After it was passed in 2021, a lawsuit challenging the state's capital gains tax was filed within days. A lower court ruled in favor of the plaintiffs, stating that capital gains are income, and income cannot be taxed in this way in the state of Washington. Today, the state Supreme Court overturned the lower court's decision. In short, the state's stance on the matter is that the capital gains tax is an excise tax, which means it falls under different rules. The decision was highly anticipated as lawmakers in Olympia are crafting the state budget. The capital gains tax is slated to fund education in the state, and Democrats have already factored it into their budget plans. Read more here.

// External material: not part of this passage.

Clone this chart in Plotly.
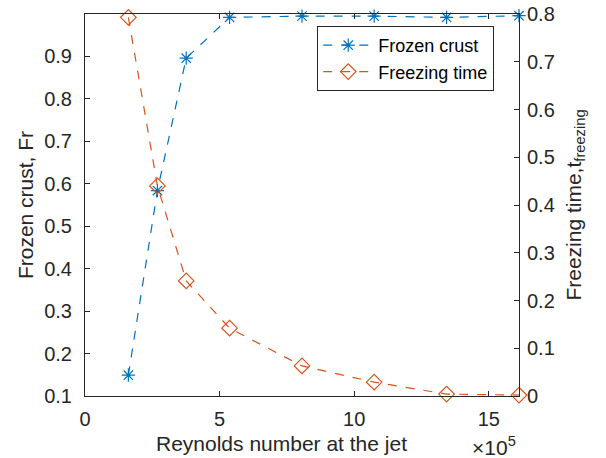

Seattle's small landlords say that the city's renter regulations are making it harder to provide housing. Over the past three years, Seattle and Washington state have passed about a dozen such regulations. This is one fact that landlords point to as a reason why Seattle lost more apartment units than it produced between 2018 and 2022. During that time, small landlords (between one and 20 units) were taking their apartments off the market. “Every small landlord that we know in Seattle has an exit strategy to divest and leave the city,” said MariLyn Yim, a co-founder of Seattle Grassroots Landlords.
As KUOW's Joshua McNichols points out, there are other economic factors at play in Seattle that have contributed to the poor apartment market, such as the lack of affordable homes for people to buy. Check out the full story here.
Seattle Public Schools faces a shortage of $131 million next year. It's making cuts now.
A decline in Seattle enrollment, rising labor costs, and increasing student needs are being blamed for the budget shortfall. So far, the school district has opted to nix 74 office jobs. No teacher layoffs have been on the table so far. The school board wants to keep teaching staff where it's currently at. Read more here.
The Friday Five: News you may have missed this week, and other cool stuff on KUOW.org
- The leaders of China and Russia have finished talks. Here are some takeaways
- Federal court rules Seattle landlords can ask about criminal history
- Oregon scientists are 3D printing their way to a healthier future for us all
- Washington hospitals continue to report financial losses
- Smaller-than-a-penny Japanese beetle looms large for NW agriculture
AS SEEN ON KUOW
General Manager Steve Hickman stands at the top of Badger Mountain Ski Area with Waterville, Washington, visible in the distance. Lift tickets are only $10 at Badger Mountain, partially because the operation is staffed by volunteers, locals you are passionate about their wintery hill. (Alex Rochester / KUOW)
DID YOU KNOW?
On March 24, 1945, "Billboard" magazine published its first pop album chart. You know, those long lists of the best selling or most popular albums, singles, etc. The debut list was only five albums long (today, this chart is called the Billboard 200). "Billboard" didn't even publish it weekly, and sometimes weeks would go by before it provided another chart.
On that very first list in 1945, the top album was the "King Cole Trio," Nat King Cole's band. That album held the top spot frequently throughout 1945, sometimes trading places with the operetta soundtrack "Song of Norway" and Glenn Miller. It was eventually knocked down later in the year by Bing Crosby, including his Christmas album. By summer of '46, Nat King Cole returned to the top of the charts with "King Cole Trio, Volume 2."
ALSO ON OUR MINDS
NPR cancels 4 podcasts amid major layoffs
NPR moved this week to cut 10% of its staff and stop production of a trio of acclaimed seasonal podcasts, including "Invisibilia," "Louder Than a Riot," and "Rough Translation." The public radio operation seeks to close a yawning budget gap that stands in excess of $30 million. The network also canceled a comedy podcast unveiled just a year ago called "Everyone & Their Mom," a spinoff of the mainstay radio program "Wait Wait Don't Tell Me."